Louisville calls NCAA penalties 'draconian' in appeal
The University of Louisville claims that proposed NCAA penalties targeting the Cardinals basketball program are "draconian" and "grossly disproportionate."
Friday, the university made public its appeal, filed earlier this week, contesting penalties levied in June by the NCAA's Committee on Infractions. Those penalties could force the basketball program to forfeit as many as 123 wins, the 2013 national championship and millions of dollars in shared NCAA Tournament revenue.
The penalties came after a 13-month investigation into allegations that a former basketball team staff member, Andre McGee, arranged for and even paid for women to do stripteases and have sex with Louisville recruits and players.

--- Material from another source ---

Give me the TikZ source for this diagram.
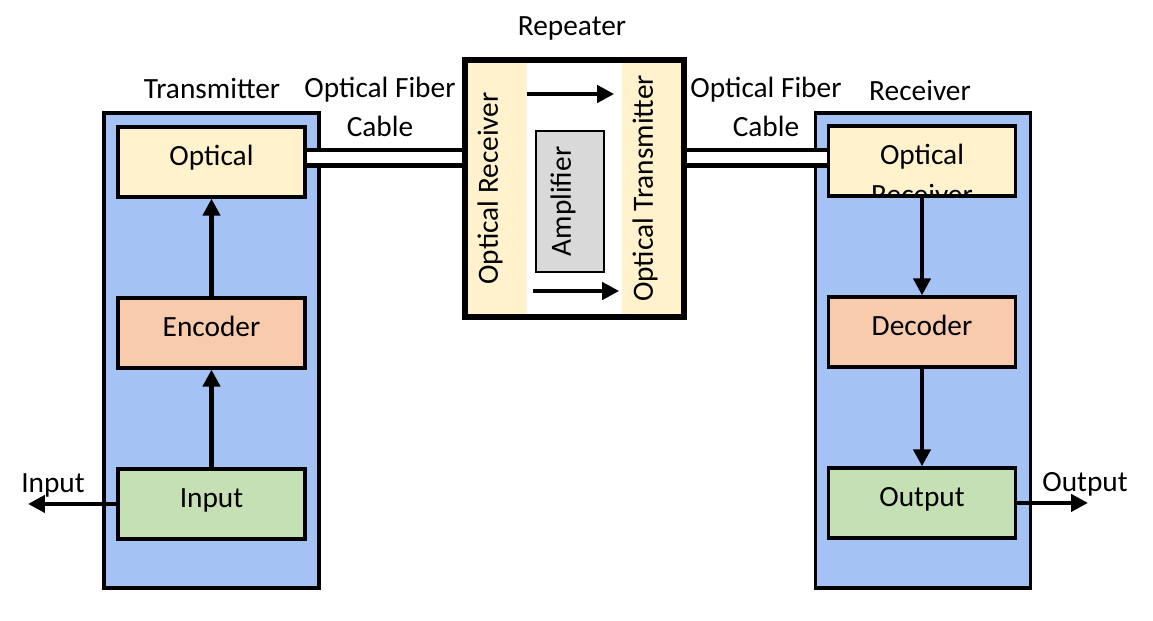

Louisville's appeal contends that penalties calling for the team to vacate its records are "unjust" and "grossly disproportionate," and don't take into account the self-imposed penalties the university already has served.
"The university fully agrees with the COI that McGee committed egregious misconduct," states the appeal's summary (via the Louisville Courier-Journal). "And it does not dispute in the slightest that his actions warranted serious penalties for McGee as well as the university.

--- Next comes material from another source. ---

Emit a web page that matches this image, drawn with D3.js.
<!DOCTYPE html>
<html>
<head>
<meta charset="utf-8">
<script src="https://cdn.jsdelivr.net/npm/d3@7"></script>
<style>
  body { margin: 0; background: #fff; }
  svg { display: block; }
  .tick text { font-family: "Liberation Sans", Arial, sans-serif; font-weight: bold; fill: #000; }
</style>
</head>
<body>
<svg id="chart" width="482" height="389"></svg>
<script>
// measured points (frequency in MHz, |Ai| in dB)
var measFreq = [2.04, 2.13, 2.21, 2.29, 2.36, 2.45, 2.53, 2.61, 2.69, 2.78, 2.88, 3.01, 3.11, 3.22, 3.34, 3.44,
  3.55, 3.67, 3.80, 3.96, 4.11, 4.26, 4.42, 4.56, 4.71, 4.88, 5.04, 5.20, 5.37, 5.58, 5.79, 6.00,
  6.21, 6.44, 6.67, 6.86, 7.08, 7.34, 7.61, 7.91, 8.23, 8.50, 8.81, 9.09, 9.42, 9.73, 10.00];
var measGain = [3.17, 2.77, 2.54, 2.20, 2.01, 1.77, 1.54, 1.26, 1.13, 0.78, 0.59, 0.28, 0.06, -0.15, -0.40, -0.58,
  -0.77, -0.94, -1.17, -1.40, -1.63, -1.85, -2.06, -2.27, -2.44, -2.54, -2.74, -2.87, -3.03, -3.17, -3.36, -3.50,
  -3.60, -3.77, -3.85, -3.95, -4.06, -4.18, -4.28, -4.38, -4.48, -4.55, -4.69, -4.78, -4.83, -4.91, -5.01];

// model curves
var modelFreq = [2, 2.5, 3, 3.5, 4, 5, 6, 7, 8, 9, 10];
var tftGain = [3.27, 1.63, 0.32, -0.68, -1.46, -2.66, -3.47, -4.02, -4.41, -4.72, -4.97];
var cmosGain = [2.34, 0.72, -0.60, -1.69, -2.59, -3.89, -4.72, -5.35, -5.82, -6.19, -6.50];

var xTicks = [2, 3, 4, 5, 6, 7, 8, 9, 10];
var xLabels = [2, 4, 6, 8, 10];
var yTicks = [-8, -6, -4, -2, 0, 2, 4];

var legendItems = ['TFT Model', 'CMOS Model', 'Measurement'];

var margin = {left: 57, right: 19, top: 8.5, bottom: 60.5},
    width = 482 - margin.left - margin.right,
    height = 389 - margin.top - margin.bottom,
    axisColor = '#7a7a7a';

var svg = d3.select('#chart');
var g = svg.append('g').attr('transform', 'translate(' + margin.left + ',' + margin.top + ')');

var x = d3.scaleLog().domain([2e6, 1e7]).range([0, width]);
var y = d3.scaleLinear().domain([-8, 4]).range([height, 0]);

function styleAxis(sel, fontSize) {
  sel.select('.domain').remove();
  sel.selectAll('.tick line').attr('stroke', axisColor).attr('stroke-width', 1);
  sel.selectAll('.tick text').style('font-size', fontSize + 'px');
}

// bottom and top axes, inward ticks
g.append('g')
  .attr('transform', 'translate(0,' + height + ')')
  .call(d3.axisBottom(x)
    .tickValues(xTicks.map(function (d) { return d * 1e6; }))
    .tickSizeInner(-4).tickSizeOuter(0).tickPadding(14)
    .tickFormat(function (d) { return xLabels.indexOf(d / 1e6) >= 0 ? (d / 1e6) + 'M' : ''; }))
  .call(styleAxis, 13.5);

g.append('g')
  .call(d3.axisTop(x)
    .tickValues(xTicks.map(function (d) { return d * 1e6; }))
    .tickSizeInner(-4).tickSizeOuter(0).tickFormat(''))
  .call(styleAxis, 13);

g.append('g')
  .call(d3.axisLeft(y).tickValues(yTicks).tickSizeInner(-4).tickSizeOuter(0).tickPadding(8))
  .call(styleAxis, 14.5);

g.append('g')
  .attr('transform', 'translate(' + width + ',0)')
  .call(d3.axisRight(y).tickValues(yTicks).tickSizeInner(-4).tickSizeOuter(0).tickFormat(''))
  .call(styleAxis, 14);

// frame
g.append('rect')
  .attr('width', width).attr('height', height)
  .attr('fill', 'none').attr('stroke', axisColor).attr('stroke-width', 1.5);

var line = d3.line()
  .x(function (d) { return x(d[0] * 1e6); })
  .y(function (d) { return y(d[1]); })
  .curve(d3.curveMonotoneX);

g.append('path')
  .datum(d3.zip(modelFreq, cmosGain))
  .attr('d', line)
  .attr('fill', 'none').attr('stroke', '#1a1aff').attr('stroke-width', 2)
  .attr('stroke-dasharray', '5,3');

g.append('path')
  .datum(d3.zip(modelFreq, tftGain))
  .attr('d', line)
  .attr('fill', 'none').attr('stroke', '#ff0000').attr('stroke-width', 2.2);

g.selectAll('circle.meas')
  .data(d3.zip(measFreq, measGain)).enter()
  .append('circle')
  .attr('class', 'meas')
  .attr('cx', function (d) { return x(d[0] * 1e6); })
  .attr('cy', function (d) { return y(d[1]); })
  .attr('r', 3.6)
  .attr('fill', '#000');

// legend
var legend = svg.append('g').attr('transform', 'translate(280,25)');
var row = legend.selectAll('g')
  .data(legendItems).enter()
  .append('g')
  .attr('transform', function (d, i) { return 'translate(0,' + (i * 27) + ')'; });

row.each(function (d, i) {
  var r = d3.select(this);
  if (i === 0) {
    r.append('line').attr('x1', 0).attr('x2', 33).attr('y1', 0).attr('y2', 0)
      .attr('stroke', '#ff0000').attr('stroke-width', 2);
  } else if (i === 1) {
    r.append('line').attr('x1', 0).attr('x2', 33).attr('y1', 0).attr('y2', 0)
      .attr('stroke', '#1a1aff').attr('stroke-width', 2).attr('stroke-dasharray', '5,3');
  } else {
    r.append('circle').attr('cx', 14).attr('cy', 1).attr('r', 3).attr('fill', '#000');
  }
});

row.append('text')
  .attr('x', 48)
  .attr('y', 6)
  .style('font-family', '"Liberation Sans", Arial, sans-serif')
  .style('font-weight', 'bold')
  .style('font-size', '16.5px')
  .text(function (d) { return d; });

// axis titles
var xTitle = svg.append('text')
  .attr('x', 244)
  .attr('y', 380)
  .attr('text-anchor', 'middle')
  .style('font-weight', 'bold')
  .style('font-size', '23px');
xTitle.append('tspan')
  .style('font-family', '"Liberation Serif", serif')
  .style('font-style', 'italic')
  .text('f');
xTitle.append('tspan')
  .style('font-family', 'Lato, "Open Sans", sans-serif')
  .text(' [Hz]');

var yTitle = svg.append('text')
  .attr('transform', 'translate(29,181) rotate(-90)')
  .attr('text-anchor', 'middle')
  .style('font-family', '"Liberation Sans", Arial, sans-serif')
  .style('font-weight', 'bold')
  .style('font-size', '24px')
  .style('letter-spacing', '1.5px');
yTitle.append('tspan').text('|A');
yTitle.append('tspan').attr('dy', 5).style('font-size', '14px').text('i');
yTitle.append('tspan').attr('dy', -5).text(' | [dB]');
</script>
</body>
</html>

"That is why the university banned its own highly ranked team from the 2015-16 NCAA Tournament, voluntarily forfeited multiple scholarships, restricted the team’s recruiting opportunities, disassociated McGee (and) student-athletes who had not cooperated with the investigation, and promptly paid a fine."

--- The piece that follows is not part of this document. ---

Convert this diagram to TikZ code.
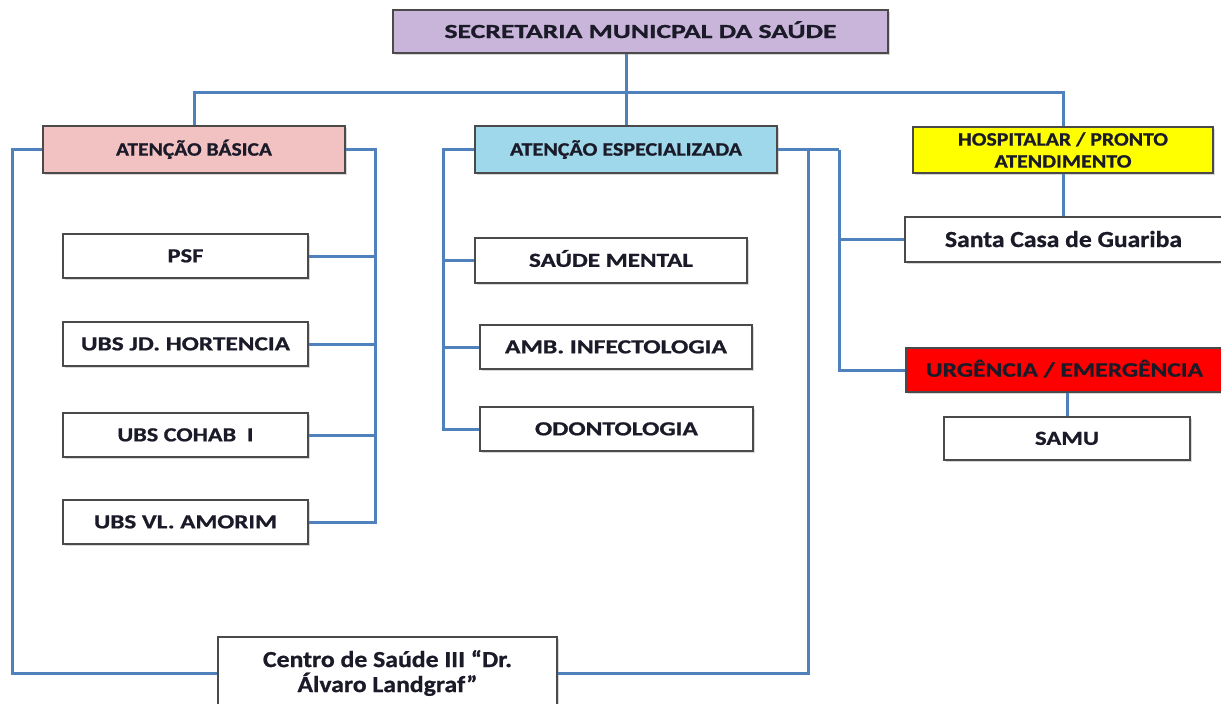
\documentclass[tikz,border=0pt]{standalone}
\usepackage{fontspec}
\setmainfont{Carlito}[BoldFeatures={FakeBold=0.8}]
\usepackage{graphicx}
\usetikzlibrary{shadows}
\definecolor{ln}{HTML}{4F81BD}
\definecolor{boxedge}{HTML}{4A4A4A}
\definecolor{txt}{HTML}{1A1A28}
\definecolor{cTitle}{HTML}{C9B5DA}
\definecolor{cPink}{HTML}{F2C2C2}
\definecolor{cCyan}{HTML}{9ED8EA}
\definecolor{cYellow}{HTML}{FFFF00}
\definecolor{cRed}{HTML}{FF0000}
\newcommand{\tw}[3]{{\fontsize{#2}{#2}\selectfont\resizebox{#1}{\height}{#3}}}
\begin{document}
\begin{tikzpicture}[x=1pt,y=-1pt,
  box/.style={draw=boxedge, line width=2.2pt, fill=white, inner sep=0pt, text=txt, font=\bfseries,
    drop shadow={shadow xshift=1.5pt, shadow yshift=-1.5pt, opacity=0.3}},
  capsbox/.style={box, text height=#1, text depth=0pt},
  conn/.style={draw=ln, line width=3pt}]
\fill[white] (0,0) rectangle (1221,704);
\useasboundingbox (0,0) rectangle (1221,704);
\clip (0,0) rectangle (1221,704);

% nodes
\node[capsbox=13pt, fill=cTitle, minimum width=495pt, minimum height=43pt] (sec) at (640.5,31.5) {\tw{392pt}{20}{SECRETARIA MUNICPAL DA SAÚDE}};
\node[capsbox=12.3pt, fill=cPink, minimum width=302pt, minimum height=47pt] (bas) at (194,149.5) {\tw{156pt}{19}{ATENÇÃO BÁSICA}};
\node[capsbox=12.3pt, fill=cCyan, minimum width=302pt, minimum height=47pt] (esp) at (626,149.5) {\tw{232pt}{19}{ATENÇÃO ESPECIALIZADA}};
\node[box, fill=cYellow, minimum width=300pt, minimum height=46pt, align=center, font=\bfseries\fontsize{19}{22}\selectfont] (hos) at (1063,150) {\tw{210pt}{19}{HOSPITALAR / PRONTO}\\\tw{137pt}{19}{ATENDIMENTO}};

\node[capsbox=12.7pt, minimum width=245pt, minimum height=44pt] (psf) at (185.5,256) {\tw{36pt}{20}{PSF}};
\node[capsbox=12.7pt, minimum width=245pt, minimum height=44pt] (jd) at (185.5,344) {\tw{209pt}{20}{UBS JD. HORTENCIA}};
\node[capsbox=12.7pt, minimum width=245pt, minimum height=44pt] (cohab) at (185.5,435) {\tw{136pt}{20}{UBS COHAB\ \ I}};
\node[capsbox=12.7pt, minimum width=245pt, minimum height=44pt] (vl) at (185.5,522) {\tw{183pt}{20}{UBS VL. AMORIM}};

\node[capsbox=12.7pt, minimum width=272pt, minimum height=45pt] (sm) at (611,260.5) {\tw{164pt}{20}{SAÚDE MENTAL}};
\node[capsbox=12.7pt, minimum width=272pt, minimum height=44pt] (amb) at (616,347) {\tw{222pt}{20}{AMB. INFECTOLOGIA}};
\node[capsbox=12.7pt, minimum width=273pt, minimum height=44pt] (odo) at (616.5,429) {\tw{163pt}{20}{ODONTOLOGIA}};

\node[capsbox=15pt, minimum width=317pt, minimum height=45pt] (sc) at (1063.5,239.5) {\tw{237pt}{23}{Santa Casa de Guariba}};
\node[capsbox=13.3pt, fill=cRed, minimum width=317pt, minimum height=44pt] (urg) at (1064.5,370) {\tw{277pt}{20.5}{URGÊNCIA / EMERGÊNCIA}};
\node[capsbox=12.7pt, minimum width=246pt, minimum height=43pt] (samu) at (1067,438.5) {\tw{64pt}{20}{SAMU}};

\node[box, minimum width=339pt, minimum height=72pt, align=center, font=\bfseries\fontsize{23}{25}\selectfont] (cs) at (387.5,673) {\tw{249pt}{23}{Centro de Saúde III “Dr.}\\\tw{180pt}{23}{Álvaro Landgraf”}};

% bus coordinates
\coordinate (busL) at (193,92);
\coordinate (L) at (12,0);
\coordinate (B) at (375,0);
\coordinate (E) at (443,0);
\coordinate (R1) at (808,0);
\coordinate (R2) at (839,0);

% connectors
\draw[conn] (esp.north |- sec.south) -- (esp.north);
\draw[conn] (bas.north) -- (bas.north |- busL) -- (hos.north |- busL) -- (hos.north);

\draw[conn] (bas.west) -- (bas.west -| L) -- (cs.west -| L) -- (cs.west);
\draw[conn] (bas.east) -- (bas.east -| B) |- (vl.east);
\draw[conn] (psf.east) -- (psf.east -| B);
\draw[conn] (jd.east) -- (jd.east -| B);
\draw[conn] (cohab.east) -- (cohab.east -| B);

\draw[conn] (esp.west) -- (esp.west -| E) |- (odo.west);
\draw[conn] (sm.west) -- (sm.west -| E);
\draw[conn] (amb.west) -- (amb.west -| E);

\draw[conn] (esp.east) -- (esp.east -| R2);
\draw[conn] (cs.east) -- (cs.east -| R1) -- (esp.east -| R1);
\draw[conn] (esp.east -| R2) |- (urg.west);
\draw[conn] (sc.west) -- (sc.west -| R2);

\draw[conn] (hos.south) -- (hos.south |- sc.north);
\draw[conn] (urg.south -| samu.north) -- (samu.north);
\end{tikzpicture}
\end{document}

Louisville's appeal concedes it will accept several of the committee's proposed penalties, including the loss of four men's basketball scholarships in the next four years and a $5,000 fine.
From here, the NCAA's Committe on Infractions has 30 days to issue a response to Louisville's appeal, and the two sides will exchange more documents this fall before the appeals committee conducts a hearing on the matter.